* Stated problem *
Please give back word for word the lines below, from the first one through the one with "plt.rcParams['font.family'] = ['Liberation".

[START OF Data supplied]

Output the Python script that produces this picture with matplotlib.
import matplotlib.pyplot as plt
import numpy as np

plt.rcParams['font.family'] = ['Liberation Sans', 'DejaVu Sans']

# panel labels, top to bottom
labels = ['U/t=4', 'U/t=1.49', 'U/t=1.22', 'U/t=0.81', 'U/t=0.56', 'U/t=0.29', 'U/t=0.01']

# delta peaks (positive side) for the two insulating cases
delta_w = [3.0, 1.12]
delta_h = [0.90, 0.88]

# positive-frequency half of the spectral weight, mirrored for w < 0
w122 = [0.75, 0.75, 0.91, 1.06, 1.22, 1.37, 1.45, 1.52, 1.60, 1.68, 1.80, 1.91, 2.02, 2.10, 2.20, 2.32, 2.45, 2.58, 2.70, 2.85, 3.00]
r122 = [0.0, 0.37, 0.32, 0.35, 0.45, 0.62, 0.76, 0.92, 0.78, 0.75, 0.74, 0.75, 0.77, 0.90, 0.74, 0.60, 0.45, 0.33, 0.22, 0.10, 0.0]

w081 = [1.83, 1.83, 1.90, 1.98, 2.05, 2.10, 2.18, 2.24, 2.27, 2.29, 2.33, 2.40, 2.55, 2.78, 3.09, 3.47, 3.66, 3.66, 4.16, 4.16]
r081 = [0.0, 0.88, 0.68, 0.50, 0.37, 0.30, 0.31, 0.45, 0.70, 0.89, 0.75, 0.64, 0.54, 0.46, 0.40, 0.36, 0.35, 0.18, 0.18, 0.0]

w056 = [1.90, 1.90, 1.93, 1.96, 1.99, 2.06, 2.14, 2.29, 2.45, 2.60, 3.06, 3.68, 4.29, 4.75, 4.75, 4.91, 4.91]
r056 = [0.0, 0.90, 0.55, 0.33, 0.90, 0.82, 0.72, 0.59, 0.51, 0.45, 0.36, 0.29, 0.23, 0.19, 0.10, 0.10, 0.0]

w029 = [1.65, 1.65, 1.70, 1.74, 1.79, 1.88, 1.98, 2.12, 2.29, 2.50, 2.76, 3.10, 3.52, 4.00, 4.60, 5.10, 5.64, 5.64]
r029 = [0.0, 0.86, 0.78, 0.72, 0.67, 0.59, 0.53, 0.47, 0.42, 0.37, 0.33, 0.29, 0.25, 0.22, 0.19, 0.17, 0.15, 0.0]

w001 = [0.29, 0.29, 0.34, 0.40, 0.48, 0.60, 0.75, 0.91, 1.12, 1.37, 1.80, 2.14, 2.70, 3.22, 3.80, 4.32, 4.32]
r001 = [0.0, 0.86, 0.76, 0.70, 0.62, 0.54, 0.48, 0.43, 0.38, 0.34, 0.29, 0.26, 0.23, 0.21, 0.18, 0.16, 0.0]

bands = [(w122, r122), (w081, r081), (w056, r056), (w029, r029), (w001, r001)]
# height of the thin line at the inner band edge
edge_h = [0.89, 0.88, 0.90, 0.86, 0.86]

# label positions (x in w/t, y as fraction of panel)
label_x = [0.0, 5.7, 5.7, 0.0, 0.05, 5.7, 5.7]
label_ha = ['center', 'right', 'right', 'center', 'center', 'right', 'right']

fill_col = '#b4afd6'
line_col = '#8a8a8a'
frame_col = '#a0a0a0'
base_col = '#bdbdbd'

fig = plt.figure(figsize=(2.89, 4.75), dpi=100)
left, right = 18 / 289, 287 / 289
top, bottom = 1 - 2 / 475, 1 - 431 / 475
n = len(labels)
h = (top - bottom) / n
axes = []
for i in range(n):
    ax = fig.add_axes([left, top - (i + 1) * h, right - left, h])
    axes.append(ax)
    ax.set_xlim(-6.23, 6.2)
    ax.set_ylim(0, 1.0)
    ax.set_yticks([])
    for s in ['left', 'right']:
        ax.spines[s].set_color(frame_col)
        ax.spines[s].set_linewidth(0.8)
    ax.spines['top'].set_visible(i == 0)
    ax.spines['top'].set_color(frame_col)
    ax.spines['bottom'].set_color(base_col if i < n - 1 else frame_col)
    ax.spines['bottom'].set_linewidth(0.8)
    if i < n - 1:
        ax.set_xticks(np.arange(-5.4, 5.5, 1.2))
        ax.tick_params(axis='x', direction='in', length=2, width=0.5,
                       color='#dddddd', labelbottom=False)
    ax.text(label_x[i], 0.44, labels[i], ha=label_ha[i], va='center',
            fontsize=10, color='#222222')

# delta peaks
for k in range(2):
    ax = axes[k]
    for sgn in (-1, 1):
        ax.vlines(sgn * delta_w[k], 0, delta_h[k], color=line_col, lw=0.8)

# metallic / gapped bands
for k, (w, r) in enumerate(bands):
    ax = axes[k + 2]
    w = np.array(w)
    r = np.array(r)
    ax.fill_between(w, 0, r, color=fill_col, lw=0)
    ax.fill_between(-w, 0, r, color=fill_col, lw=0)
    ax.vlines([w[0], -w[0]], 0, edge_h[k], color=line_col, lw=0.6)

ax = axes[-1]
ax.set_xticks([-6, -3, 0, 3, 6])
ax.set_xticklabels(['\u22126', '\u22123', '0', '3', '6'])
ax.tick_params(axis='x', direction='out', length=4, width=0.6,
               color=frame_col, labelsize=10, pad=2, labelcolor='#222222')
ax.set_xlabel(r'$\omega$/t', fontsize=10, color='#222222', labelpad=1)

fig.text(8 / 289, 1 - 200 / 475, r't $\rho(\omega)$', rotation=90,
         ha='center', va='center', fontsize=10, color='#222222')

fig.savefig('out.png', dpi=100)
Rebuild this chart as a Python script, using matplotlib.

[END OF Data supplied]

* Complete response *
Output the Python script that produces this picture with matplotlib.
import matplotlib.pyplot as plt
import numpy as np

plt.rcParams['font.family'] = ['Liberation Sans', 'DejaVu Sans']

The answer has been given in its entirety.